* Goal
Everything from the line with "Rebuild this chart" down to the line with "ax = fig.add_axes([179" below must be printed exactly, those two lines included. Exclude pictures.

* Raw records
BEGIN

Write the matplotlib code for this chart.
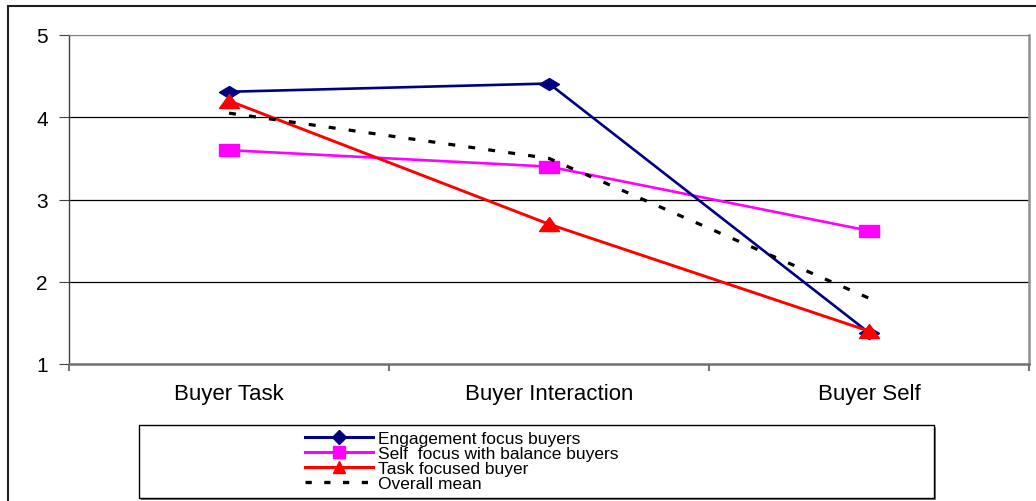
import matplotlib
matplotlib.use("Agg")
import matplotlib.pyplot as plt
import numpy as np
from matplotlib.path import Path
from matplotlib.patches import Rectangle
from matplotlib.lines import Line2D

plt.rcParams['font.family'] = ['Liberation Sans', 'DejaVu Sans']
plt.rcParams['lines.scale_dashes'] = False

categories = ["Buyer Task", "Buyer Interaction", "Buyer Self"]
engagement = [4.31, 4.41, 1.38]
self_balance = [3.60, 3.40, 2.62]
task_focused = [4.20, 2.70, 1.40]
overall_mean = [4.05, 3.50, 1.80]
series_labels = ["Engagement focus buyers", "Self  focus with balance buyers",
                 "Task focused buyer", "Overall mean"]
y_ticks = [1, 2, 3, 4, 5]

# Squat marker shapes (wider than tall)
diamond = Path([(-1, 0), (0, 0.6), (1, 0), (0, -0.6), (-1, 0)],
               [Path.MOVETO, Path.LINETO, Path.LINETO, Path.LINETO, Path.CLOSEPOLY])
square = Path([(-1, -0.68), (1, -0.68), (1, 0.68), (-1, 0.68), (-1, -0.68)],
              [Path.MOVETO, Path.LINETO, Path.LINETO, Path.LINETO, Path.CLOSEPOLY])
triangle = Path([(-1, -0.7), (1, -0.7), (0, 0.7), (-1, -0.7)],
                [Path.MOVETO, Path.LINETO, Path.LINETO, Path.CLOSEPOLY])

W, H = 1036, 502
fig = plt.figure(figsize=(W / 100, H / 100), dpi=100)
ax = fig.add_axes([69 / W, 1 - 365 / H, 960 / W, 329 / H])

x = np.arange(1, len(categories) + 1)
ax.plot(x, engagement, color='#000080', lw=1.9, marker=diamond, ms=14.4,
        mfc='#000080', mec='#000080', label=series_labels[0], zorder=4)
ax.plot(x, self_balance, color='#FF00FF', lw=1.9, marker=square, ms=13.7,
        mfc='#FF00FF', mec='#FF00FF', label=series_labels[1], zorder=3)
ax.plot(x, task_focused, color='#FF0000', lw=2.1, marker=triangle, ms=14.4,
        mfc='#FF0000', mec='#FF0000', label=series_labels[2], zorder=5)
ax.plot(x, overall_mean, color='black', lw=2.3, linestyle=(0, (5, 9.5)),
        label=series_labels[3], zorder=6)

ax.set_xlim(0.5, len(categories) + 0.5)
ax.set_ylim(1, 5)
ax.set_yticks(y_ticks)
ax.set_yticklabels([str(v) for v in y_ticks], fontsize=15)
ax.tick_params(axis='y', length=7.2, width=0.8, color='#404040', pad=8)
for v in y_ticks[1:]:
    ax.axhline(v, color='black' if v < 5 else '#808080', lw=0.9, zorder=1)

# Category boundaries carry the tick marks; labels sit on the minor ticks
ax.set_xticks(np.arange(0.5, len(categories) + 1, 1.0))
ax.set_xticklabels([])
ax.tick_params(axis='x', which='major', length=5, width=1.2, color='#555555')
ax.set_xticks(x, minor=True)
ax.set_xticklabels(categories, minor=True, fontsize=16)
ax.tick_params(axis='x', which='minor', length=0, pad=14)

ax.spines['left'].set_color('#404040')
ax.spines['left'].set_linewidth(1.0)
ax.spines['bottom'].set_color('#707070')
ax.spines['bottom'].set_linewidth(1.8)
ax.spines['top'].set_color('#808080')
ax.spines['right'].set_color('#909090')
ax.spines['right'].set_linewidth(1.8)

# Outer chart frame
fig.patches.append(Rectangle((8 / W, -0.1), 1.2, 1 - 7 / H + 0.1,
                             transform=fig.transFigure, fill=False,
                             ec='#202020', lw=1.5, zorder=0))

# Legend frame with a light shadow
lx0, lx1, ly0, ly1 = 139, 934, 426, 499
fig.patches.append(Rectangle(((lx0 + 2) / W, 1 - (ly1 + 2) / H), (lx1 - lx0) / W,
                             (ly1 - ly0) / H, transform=fig.transFigure,
                             fc='#808080', ec='none', zorder=1))
fig.patches.append(Rectangle((lx0 / W, 1 - ly1 / H), (lx1 - lx0) / W,
                             (ly1 - ly0) / H, transform=fig.transFigure,
                             fc='white', ec='black', lw=1.0, zorder=2))

handles, labels = ax.get_legend_handles_labels()
handles[0] = Line2D([], [], color='#000080', lw=2.2, marker='D', ms=7)
handles[1] = Line2D([], [], color='#FF00FF', lw=2.2, marker='s', ms=8)
handles[2] = Line2D([], [], color='#FF0000', lw=2.2, marker='^', ms=9)
handles[3] = Line2D([], [], color='black', lw=2.4, linestyle=(0, (4.5, 9)))
leg = fig.legend(handles, labels, loc='upper left',
                 bbox_to_anchor=(305 / W, 1 - 431.5 / H), frameon=False,
                 fontsize=12.5, handlelength=3.9, handletextpad=0.3,
                 labelspacing=0.0, borderpad=0, borderaxespad=0)
leg.set_zorder(5)

fig.savefig("out.png", dpi=100)
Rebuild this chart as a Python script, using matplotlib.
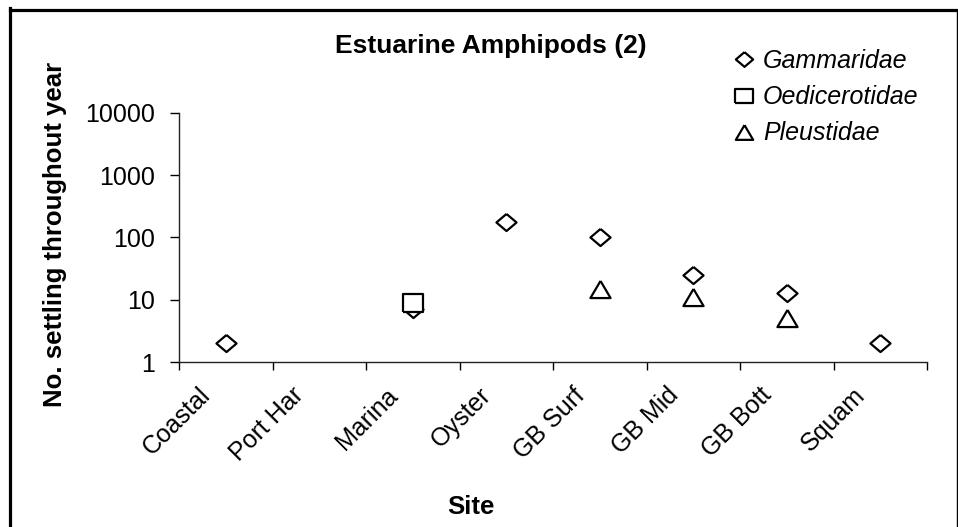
import matplotlib
matplotlib.use("Agg")
import matplotlib.pyplot as plt
import numpy as np
from matplotlib.lines import Line2D
from matplotlib.transforms import ScaledTranslation

plt.rcParams['font.family'] = ['Liberation Sans', 'DejaVu Sans']

sites = ["Coastal", "Port Har", "Marina", "Oyster", "GB Surf", "GB Mid", "GB Bott", "Squam"]
gammaridae = [2, np.nan, 7, 180, 100, 25, 13, 2]
oedicerotidae = [np.nan, np.nan, 9, np.nan, np.nan, np.nan, np.nan, np.nan]
pleustidae = [np.nan, np.nan, np.nan, np.nan, 15, 11, 5, np.nan]
yticks = [1, 10, 100, 1000, 10000]

W, H = 958, 527
fig = plt.figure(figsize=(W / 100, H / 100), dpi=100)
ax = fig.add_axes([179 / W, 1 - 362 / H, (927 - 179) / W, (362 - 113) / H])

k = 0.85
diamond = [(0, k), (1, 0), (0, -k), (-1, 0), (0, k)]
square = [(-1, -k), (1, -k), (1, k), (-1, k), (-1, -k)]
triangle = [(0, k), (1, -k), (-1, -k), (0, k)]

x = np.arange(len(sites))
style = dict(linestyle='none', markersize=14.5, markerfacecolor='white',
             markeredgecolor='black', markeredgewidth=1.6)
ax.plot(x, gammaridae, marker=diamond, label='Gammaridae', **style)
ax.plot(x, oedicerotidae, marker=square, label='Oedicerotidae', **style)
ax.plot(x, pleustidae, marker=triangle, label='Pleustidae', **style)

ax.set_yscale('log')
ax.set_ylim(1, 10000)
ax.set_xlim(-0.5, len(sites) - 0.5)
ax.set_yticks(yticks)
ax.set_yticklabels([str(v) for v in yticks])
ax.yaxis.set_minor_locator(matplotlib.ticker.NullLocator())

ax.set_xticks(np.arange(len(sites) + 1) - 0.5)
ax.set_xticklabels([])
ax.set_xticks(x, minor=True)
ax.set_xticklabels(sites, minor=True, rotation=45, ha='right', va='baseline',
                   rotation_mode='anchor', fontsize=18)
ax.tick_params(axis='x', which='minor', length=0, pad=25)
ax.tick_params(axis='x', which='major', length=6, width=1, direction='out')
ax.tick_params(axis='y', which='major', length=6.5, width=1, direction='out',
               labelsize=18, pad=11)
for lab in ax.get_xticklabels(minor=True):
    lab.set_transform(lab.get_transform() + ScaledTranslation(-14 / 100, 0, fig.dpi_scale_trans))

for s in ['top', 'right']:
    ax.spines[s].set_visible(False)
for s in ['left', 'bottom']:
    ax.spines[s].set_linewidth(1)
    ax.spines[s].set_color('#222222')

ax.set_ylabel('No. settling throughout year', fontsize=18.5, fontweight='bold')
ax.yaxis.set_label_coords((67 - 179) / 748, (362 - 234.5) / 249)
ax.set_xlabel('Site', fontsize=18.5, fontweight='bold')
ax.xaxis.set_label_coords((471 - 179) / 748, (362 - 495) / 249)

fig.text(491 / W, 1 - 53 / H, 'Estuarine Amphipods (2)', ha='center', va='baseline',
         fontsize=19, fontweight='bold')

leg = ax.legend(loc='upper left', bbox_to_anchor=(733 / W, 1 - 49 / H),
                bbox_transform=fig.transFigure, frameon=False,
                prop={'style': 'italic', 'size': 18}, markerscale=0.86,
                handlelength=0.9, handletextpad=0.3, labelspacing=0.49,
                borderpad=0, borderaxespad=0)

# figure frame (left/top thick, right thin)
fig.add_artist(Line2D([9.5 / W, 9.5 / W], [0, 1 - 8 / H], transform=fig.transFigure,
                      color='black', linewidth=2.3, solid_capstyle='projecting'))
fig.add_artist(Line2D([9.5 / W, 1], [1 - 9.5 / H, 1 - 9.5 / H], transform=fig.transFigure,
                      color='black', linewidth=2.3, solid_capstyle='projecting'))
fig.add_artist(Line2D([957.3 / W, 957.3 / W], [0, 1 - 9.5 / H], transform=fig.transFigure,
                      color='black', linewidth=1.0))

fig.savefig('out.png', dpi=100)
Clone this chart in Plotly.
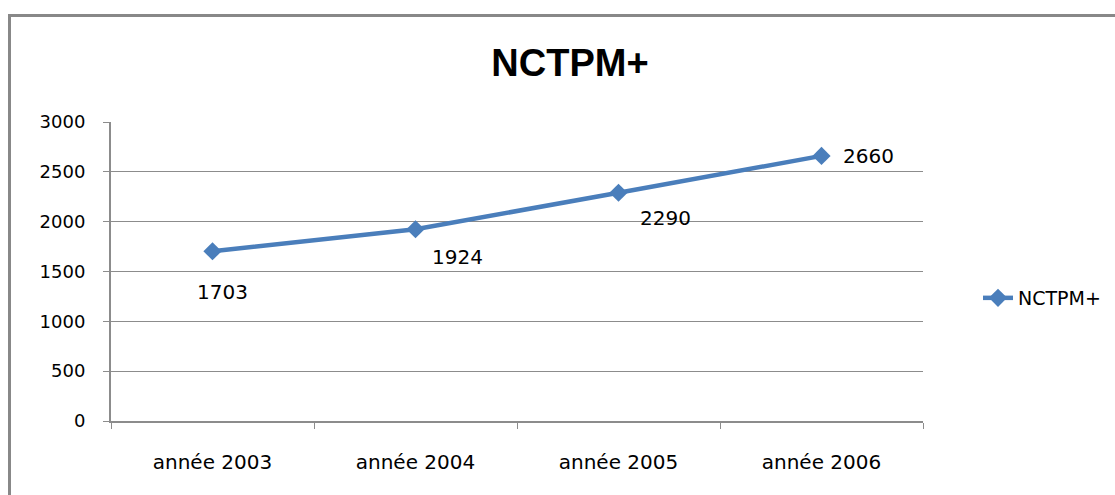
import plotly.graph_objects as go

categories = ["année 2003", "année 2004", "année 2005", "année 2006"]
values = [1703, 1924, 2290, 2660]
labels = ["1703", "1924", "2290", "2660"]
series_name = "NCTPM+"
y_ticks = [0, 500, 1000, 1500, 2000, 2500, 3000]

# label offsets (px) mimicking Excel data label placement
label_offsets = [(10, -41), (42, -28), (47, -25), (47, 0)]

font_family = "DejaVu Sans, sans-serif"
blue = "#4A7EBB"
grid = "#8C8C8C"

fig = go.Figure()
fig.add_trace(go.Scatter(
    x=categories, y=values, name=series_name, mode="lines+markers",
    line=dict(color=blue, width=4.5),
    marker=dict(symbol="diamond", size=14, color=blue),
))

for c, v, t, (dx, dy) in zip(categories, values, labels, label_offsets):
    fig.add_annotation(x=c, y=v, text=t, showarrow=False, xshift=dx, yshift=dy,
                       font=dict(family=font_family, size=20, color="#000"))

fig.add_shape(type="rect", xref="paper", yref="paper",
              x0=(10.5 - 112) / 812, x1=(1130 - 112) / 812,
              y0=(421 - 510) / 299, y1=(421 - 15.5) / 299,
              line=dict(color="#888888", width=3), layer="below")

fig.update_layout(
    width=1115, height=495,
    margin=dict(l=111, r=192, t=122, b=74, autoexpand=False),
    paper_bgcolor="white", plot_bgcolor="white",
    font=dict(family=font_family, size=18, color="#000"),
    title=dict(text="<b>NCTPM+</b>", x=(570 - 111) / 812, xref="paper", xanchor="center",
               y=1 - 63 / 495, yanchor="middle",
               font=dict(family="Liberation Sans, sans-serif", size=38, color="#000")),
    showlegend=True,
    legend=dict(x=(978 - 111) / 812, y=(421 - 298) / 299, xanchor="left", yanchor="middle",
                font=dict(size=19), bgcolor="rgba(0,0,0,0)"),
    xaxis=dict(type="category", range=[-0.5, 3.5], tickson="boundaries",
               ticks="outside", ticklen=6, tickcolor=grid, showline=True,
               linecolor=grid, linewidth=2, showgrid=False,
               tickfont=dict(size=20), ticklabelstandoff=22),
    yaxis=dict(range=[0, 3000], tickvals=y_ticks, ticks="outside", ticklen=6,
               tickcolor=grid, showline=True, linecolor=grid, linewidth=2,
               showgrid=True, gridcolor=grid, gridwidth=1, zeroline=False,
               tickfont=dict(size=18), ticklabelstandoff=14),
)

fig.write_html("out.html", config={"displayModeBar": False},
               post_script="document.body.style.margin='0';")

END

* Answer for this exercise
Rebuild this chart as a Python script, using matplotlib.
import matplotlib
matplotlib.use("Agg")
import matplotlib.pyplot as plt
import numpy as np
from matplotlib.lines import Line2D
from matplotlib.transforms import ScaledTranslation

plt.rcParams['font.family'] = ['Liberation Sans', 'DejaVu Sans']

sites = ["Coastal", "Port Har", "Marina", "Oyster", "GB Surf", "GB Mid", "GB Bott", "Squam"]
gammaridae = [2, np.nan, 7, 180, 100, 25, 13, 2]
oedicerotidae = [np.nan, np.nan, 9, np.nan, np.nan, np.nan, np.nan, np.nan]
pleustidae = [np.nan, np.nan, np.nan, np.nan, 15, 11, 5, np.nan]
yticks = [1, 10, 100, 1000, 10000]

W, H = 958, 527
fig = plt.figure(figsize=(W / 100, H / 100), dpi=100)
ax = fig.add_axes([179 / W, 1 - 362 / H, (927 - 179) / W, (362 - 113) / H])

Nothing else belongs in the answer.